Give every line again exactly as it appears, please, but not the pictures.

━━━━━━━━━━

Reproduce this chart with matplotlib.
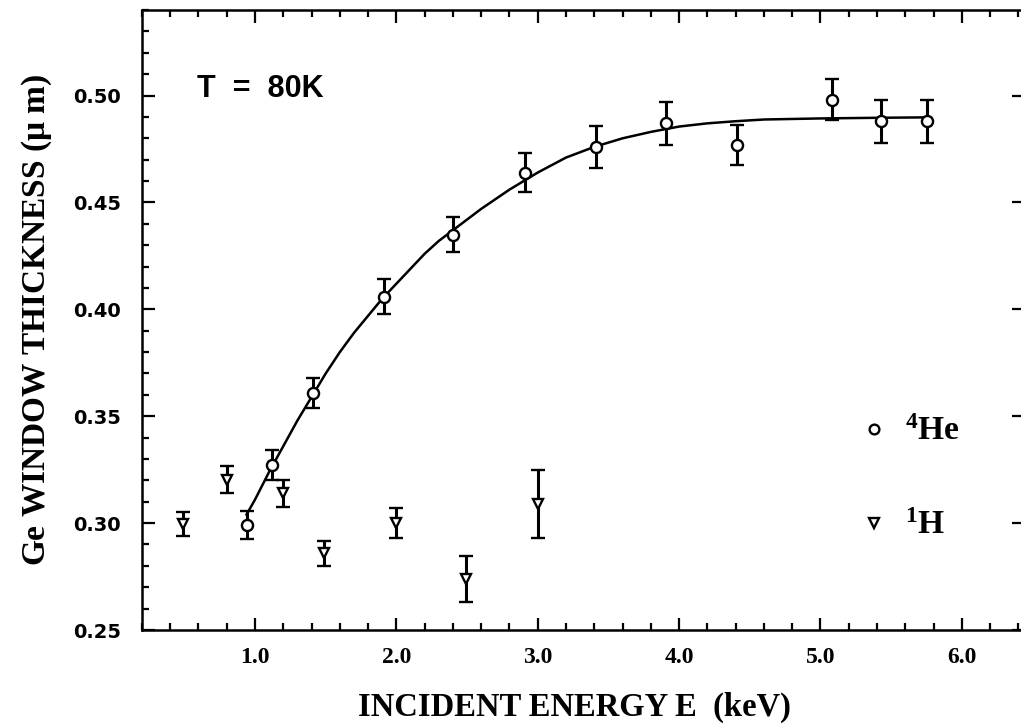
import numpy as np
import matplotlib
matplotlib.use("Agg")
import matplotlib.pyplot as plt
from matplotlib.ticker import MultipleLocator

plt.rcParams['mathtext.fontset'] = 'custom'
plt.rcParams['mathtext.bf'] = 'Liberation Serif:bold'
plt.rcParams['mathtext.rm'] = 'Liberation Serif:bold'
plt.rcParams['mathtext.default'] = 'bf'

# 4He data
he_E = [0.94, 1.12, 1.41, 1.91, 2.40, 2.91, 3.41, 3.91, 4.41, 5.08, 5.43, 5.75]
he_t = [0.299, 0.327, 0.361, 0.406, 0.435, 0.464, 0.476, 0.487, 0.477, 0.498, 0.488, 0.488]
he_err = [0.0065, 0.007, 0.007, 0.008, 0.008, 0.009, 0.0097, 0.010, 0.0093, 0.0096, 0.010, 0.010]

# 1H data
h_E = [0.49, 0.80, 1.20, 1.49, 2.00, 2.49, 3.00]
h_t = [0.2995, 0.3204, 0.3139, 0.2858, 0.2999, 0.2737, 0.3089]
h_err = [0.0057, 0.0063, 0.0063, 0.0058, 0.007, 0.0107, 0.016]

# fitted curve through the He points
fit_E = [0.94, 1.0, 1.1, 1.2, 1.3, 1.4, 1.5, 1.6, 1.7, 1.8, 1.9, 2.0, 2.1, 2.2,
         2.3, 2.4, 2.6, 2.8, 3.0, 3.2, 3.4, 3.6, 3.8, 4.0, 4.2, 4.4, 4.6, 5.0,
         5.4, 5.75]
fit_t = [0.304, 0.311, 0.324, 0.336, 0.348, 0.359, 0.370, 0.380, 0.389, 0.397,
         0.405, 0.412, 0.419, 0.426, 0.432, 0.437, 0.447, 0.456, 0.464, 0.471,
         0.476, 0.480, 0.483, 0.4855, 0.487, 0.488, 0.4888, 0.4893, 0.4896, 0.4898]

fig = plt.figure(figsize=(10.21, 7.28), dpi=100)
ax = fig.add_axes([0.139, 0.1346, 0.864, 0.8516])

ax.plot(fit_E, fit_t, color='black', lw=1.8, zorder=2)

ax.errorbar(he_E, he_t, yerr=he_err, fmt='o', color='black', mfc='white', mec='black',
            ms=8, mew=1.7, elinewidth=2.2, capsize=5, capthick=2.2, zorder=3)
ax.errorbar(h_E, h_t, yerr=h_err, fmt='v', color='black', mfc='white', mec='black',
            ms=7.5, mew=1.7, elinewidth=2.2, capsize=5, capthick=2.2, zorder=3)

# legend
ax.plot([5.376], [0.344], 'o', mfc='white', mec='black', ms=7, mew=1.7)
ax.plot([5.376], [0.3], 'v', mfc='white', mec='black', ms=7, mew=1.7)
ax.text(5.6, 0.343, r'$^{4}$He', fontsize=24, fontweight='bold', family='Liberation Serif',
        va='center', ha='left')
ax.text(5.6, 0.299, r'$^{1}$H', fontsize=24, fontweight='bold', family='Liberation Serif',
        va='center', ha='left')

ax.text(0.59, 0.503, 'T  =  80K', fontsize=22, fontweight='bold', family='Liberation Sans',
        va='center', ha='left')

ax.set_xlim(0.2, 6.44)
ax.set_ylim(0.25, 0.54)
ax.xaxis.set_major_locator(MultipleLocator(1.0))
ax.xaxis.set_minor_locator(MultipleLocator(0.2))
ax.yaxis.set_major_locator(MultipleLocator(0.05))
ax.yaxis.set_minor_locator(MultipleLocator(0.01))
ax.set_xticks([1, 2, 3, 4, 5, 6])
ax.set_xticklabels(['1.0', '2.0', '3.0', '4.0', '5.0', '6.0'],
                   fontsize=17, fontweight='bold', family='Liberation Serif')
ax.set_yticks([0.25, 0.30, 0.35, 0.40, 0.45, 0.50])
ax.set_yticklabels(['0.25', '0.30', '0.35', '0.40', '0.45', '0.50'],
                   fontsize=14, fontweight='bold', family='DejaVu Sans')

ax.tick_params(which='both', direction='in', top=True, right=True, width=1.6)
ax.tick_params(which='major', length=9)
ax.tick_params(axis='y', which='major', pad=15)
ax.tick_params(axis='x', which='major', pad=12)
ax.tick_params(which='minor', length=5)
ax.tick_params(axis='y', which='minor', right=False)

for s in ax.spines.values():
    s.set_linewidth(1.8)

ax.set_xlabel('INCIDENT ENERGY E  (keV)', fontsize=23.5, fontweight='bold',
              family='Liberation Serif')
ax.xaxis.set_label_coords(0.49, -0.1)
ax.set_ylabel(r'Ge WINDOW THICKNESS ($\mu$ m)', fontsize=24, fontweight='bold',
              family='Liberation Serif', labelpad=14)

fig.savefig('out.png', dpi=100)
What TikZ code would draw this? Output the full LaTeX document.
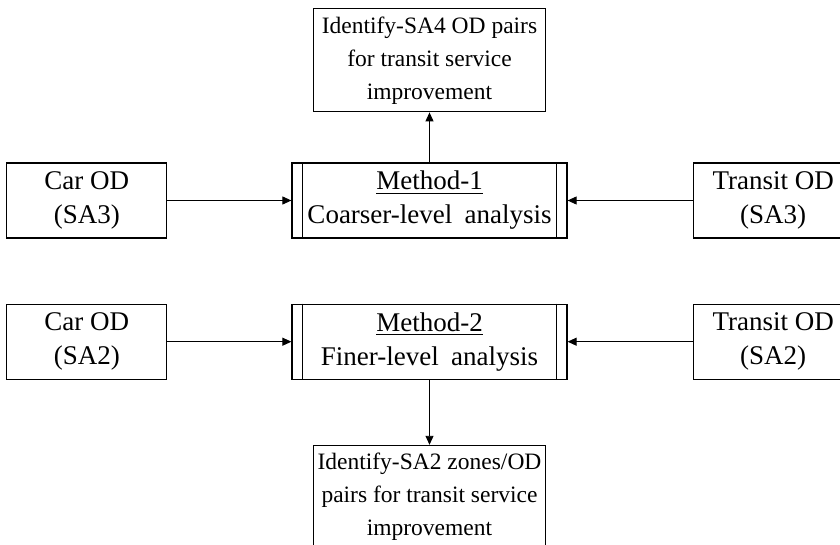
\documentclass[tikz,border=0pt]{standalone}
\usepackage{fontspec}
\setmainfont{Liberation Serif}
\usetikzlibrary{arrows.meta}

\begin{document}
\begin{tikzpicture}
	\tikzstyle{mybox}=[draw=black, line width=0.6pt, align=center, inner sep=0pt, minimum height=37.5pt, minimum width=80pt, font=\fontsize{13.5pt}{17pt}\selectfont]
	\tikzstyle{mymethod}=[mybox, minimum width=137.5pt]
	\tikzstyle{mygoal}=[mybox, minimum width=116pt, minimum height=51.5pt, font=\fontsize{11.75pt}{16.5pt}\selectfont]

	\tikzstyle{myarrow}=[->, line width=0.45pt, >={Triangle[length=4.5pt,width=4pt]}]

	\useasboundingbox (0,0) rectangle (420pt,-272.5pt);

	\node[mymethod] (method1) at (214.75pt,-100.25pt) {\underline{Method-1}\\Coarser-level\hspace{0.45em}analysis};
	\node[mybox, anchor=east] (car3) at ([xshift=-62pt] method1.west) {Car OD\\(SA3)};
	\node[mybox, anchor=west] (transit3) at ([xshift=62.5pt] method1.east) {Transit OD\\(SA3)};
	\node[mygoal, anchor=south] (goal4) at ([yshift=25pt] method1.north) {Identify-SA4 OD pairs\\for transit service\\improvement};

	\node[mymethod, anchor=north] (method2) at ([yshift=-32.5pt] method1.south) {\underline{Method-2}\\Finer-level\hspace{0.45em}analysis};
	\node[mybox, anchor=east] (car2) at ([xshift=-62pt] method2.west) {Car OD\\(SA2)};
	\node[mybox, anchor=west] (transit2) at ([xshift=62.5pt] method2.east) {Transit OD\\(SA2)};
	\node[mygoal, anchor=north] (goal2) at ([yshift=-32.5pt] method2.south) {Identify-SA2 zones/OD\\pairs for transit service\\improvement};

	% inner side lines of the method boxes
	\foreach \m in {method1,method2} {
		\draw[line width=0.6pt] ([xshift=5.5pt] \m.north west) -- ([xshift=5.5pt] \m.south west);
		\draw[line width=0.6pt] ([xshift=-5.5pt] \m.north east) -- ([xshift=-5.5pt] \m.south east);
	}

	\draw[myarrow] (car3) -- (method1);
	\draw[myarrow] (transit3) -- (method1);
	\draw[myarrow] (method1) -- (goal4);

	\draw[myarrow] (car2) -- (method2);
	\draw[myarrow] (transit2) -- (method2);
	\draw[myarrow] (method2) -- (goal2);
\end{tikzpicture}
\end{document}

━━━━━━━━━━

IN RESPONSE:
Reproduce this chart with matplotlib.
import numpy as np
import matplotlib
matplotlib.use("Agg")
import matplotlib.pyplot as plt
from matplotlib.ticker import MultipleLocator

plt.rcParams['mathtext.fontset'] = 'custom'
plt.rcParams['mathtext.bf'] = 'Liberation Serif:bold'
plt.rcParams['mathtext.rm'] = 'Liberation Serif:bold'
plt.rcParams['mathtext.default'] = 'bf'

# 4He data
he_E = [0.94, 1.12, 1.41, 1.91, 2.40, 2.91, 3.41, 3.91, 4.41, 5.08, 5.43, 5.75]
he_t = [0.299, 0.327, 0.361, 0.406, 0.435, 0.464, 0.476, 0.487, 0.477, 0.498, 0.488, 0.488]
he_err = [0.0065, 0.007, 0.007, 0.008, 0.008, 0.009, 0.0097, 0.010, 0.0093, 0.0096, 0.010, 0.010]

# 1H data
h_E = [0.49, 0.80, 1.20, 1.49, 2.00, 2.49, 3.00]
h_t = [0.2995, 0.3204, 0.3139, 0.2858, 0.2999, 0.2737, 0.3089]
h_err = [0.0057, 0.0063, 0.0063, 0.0058, 0.007, 0.0107, 0.016]

# fitted curve through the He points
fit_E = [0.94, 1.0, 1.1, 1.2, 1.3, 1.4, 1.5, 1.6, 1.7, 1.8, 1.9, 2.0, 2.1, 2.2,
         2.3, 2.4, 2.6, 2.8, 3.0, 3.2, 3.4, 3.6, 3.8, 4.0, 4.2, 4.4, 4.6, 5.0,
         5.4, 5.75]
fit_t = [0.304, 0.311, 0.324, 0.336, 0.348, 0.359, 0.370, 0.380, 0.389, 0.397,
         0.405, 0.412, 0.419, 0.426, 0.432, 0.437, 0.447, 0.456, 0.464, 0.471,
         0.476, 0.480, 0.483, 0.4855, 0.487, 0.488, 0.4888, 0.4893, 0.4896, 0.4898]

fig = plt.figure(figsize=(10.21, 7.28), dpi=100)
ax = fig.add_axes([0.139, 0.1346, 0.864, 0.8516])

ax.plot(fit_E, fit_t, color='black', lw=1.8, zorder=2)

ax.errorbar(he_E, he_t, yerr=he_err, fmt='o', color='black', mfc='white', mec='black',
            ms=8, mew=1.7, elinewidth=2.2, capsize=5, capthick=2.2, zorder=3)
ax.errorbar(h_E, h_t, yerr=h_err, fmt='v', color='black', mfc='white', mec='black',
            ms=7.5, mew=1.7, elinewidth=2.2, capsize=5, capthick=2.2, zorder=3)

# legend
ax.plot([5.376], [0.344], 'o', mfc='white', mec='black', ms=7, mew=1.7)
ax.plot([5.376], [0.3], 'v', mfc='white', mec='black', ms=7, mew=1.7)
ax.text(5.6, 0.343, r'$^{4}$He', fontsize=24, fontweight='bold', family='Liberation Serif',
        va='center', ha='left')
ax.text(5.6, 0.299, r'$^{1}$H', fontsize=24, fontweight='bold', family='Liberation Serif',
        va='center', ha='left')

ax.text(0.59, 0.503, 'T  =  80K', fontsize=22, fontweight='bold', family='Liberation Sans',
        va='center', ha='left')

ax.set_xlim(0.2, 6.44)
ax.set_ylim(0.25, 0.54)
ax.xaxis.set_major_locator(MultipleLocator(1.0))
ax.xaxis.set_minor_locator(MultipleLocator(0.2))
ax.yaxis.set_major_locator(MultipleLocator(0.05))
ax.yaxis.set_minor_locator(MultipleLocator(0.01))
ax.set_xticks([1, 2, 3, 4, 5, 6])
ax.set_xticklabels(['1.0', '2.0', '3.0', '4.0', '5.0', '6.0'],
                   fontsize=17, fontweight='bold', family='Liberation Serif')
ax.set_yticks([0.25, 0.30, 0.35, 0.40, 0.45, 0.50])
ax.set_yticklabels(['0.25', '0.30', '0.35', '0.40', '0.45', '0.50'],
                   fontsize=14, fontweight='bold', family='DejaVu Sans')

ax.tick_params(which='both', direction='in', top=True, right=True, width=1.6)
ax.tick_params(which='major', length=9)
ax.tick_params(axis='y', which='major', pad=15)
ax.tick_params(axis='x', which='major', pad=12)
ax.tick_params(which='minor', length=5)
ax.tick_params(axis='y', which='minor', right=False)

for s in ax.spines.values():
    s.set_linewidth(1.8)

ax.set_xlabel('INCIDENT ENERGY E  (keV)', fontsize=23.5, fontweight='bold',
              family='Liberation Serif')
ax.xaxis.set_label_coords(0.49, -0.1)
ax.set_ylabel(r'Ge WINDOW THICKNESS ($\mu$ m)', fontsize=24, fontweight='bold',
              family='Liberation Serif', labelpad=14)

fig.savefig('out.png', dpi=100)
What TikZ code would draw this? Output the full LaTeX document.
\documentclass[tikz,border=0pt]{standalone}
\usepackage{fontspec}
\setmainfont{Liberation Serif}
\usetikzlibrary{arrows.meta}

\begin{document}
\begin{tikzpicture}
	\tikzstyle{mybox}=[draw=black, line width=0.6pt, align=center, inner sep=0pt, minimum height=37.5pt, minimum width=80pt, font=\fontsize{13.5pt}{17pt}\selectfont]
	\tikzstyle{mymethod}=[mybox, minimum width=137.5pt]
	\tikzstyle{mygoal}=[mybox, minimum width=116pt, minimum height=51.5pt, font=\fontsize{11.75pt}{16.5pt}\selectfont]

	\tikzstyle{myarrow}=[->, line width=0.45pt, >={Triangle[length=4.5pt,width=4pt]}]

	\useasboundingbox (0,0) rectangle (420pt,-272.5pt);

	\node[mymethod] (method1) at (214.75pt,-100.25pt) {\underline{Method-1}\\Coarser-level\hspace{0.45em}analysis};
	\node[mybox, anchor=east] (car3) at ([xshift=-62pt] method1.west) {Car OD\\(SA3)};
	\node[mybox, anchor=west] (transit3) at ([xshift=62.5pt] method1.east) {Transit OD\\(SA3)};
	\node[mygoal, anchor=south] (goal4) at ([yshift=25pt] method1.north) {Identify-SA4 OD pairs\\for transit service\\improvement};

	\node[mymethod, anchor=north] (method2) at ([yshift=-32.5pt] method1.south) {\underline{Method-2}\\Finer-level\hspace{0.45em}analysis};
	\node[mybox, anchor=east] (car2) at ([xshift=-62pt] method2.west) {Car OD\\(SA2)};
	\node[mybox, anchor=west] (transit2) at ([xshift=62.5pt] method2.east) {Transit OD\\(SA2)};
	\node[mygoal, anchor=north] (goal2) at ([yshift=-32.5pt] method2.south) {Identify-SA2 zones/OD\\pairs for transit service\\improvement};

	% inner side lines of the method boxes
	\foreach \m in {method1,method2} {
		\draw[line width=0.6pt] ([xshift=5.5pt] \m.north west) -- ([xshift=5.5pt] \m.south west);
		\draw[line width=0.6pt] ([xshift=-5.5pt] \m.north east) -- ([xshift=-5.5pt] \m.south east);
	}

	\draw[myarrow] (car3) -- (method1);
	\draw[myarrow] (transit3) -- (method1);
	\draw[myarrow] (method1) -- (goal4);

	\draw[myarrow] (car2) -- (method2);
	\draw[myarrow] (transit2) -- (method2);
	\draw[myarrow] (method2) -- (goal2);
\end{tikzpicture}
\end{document}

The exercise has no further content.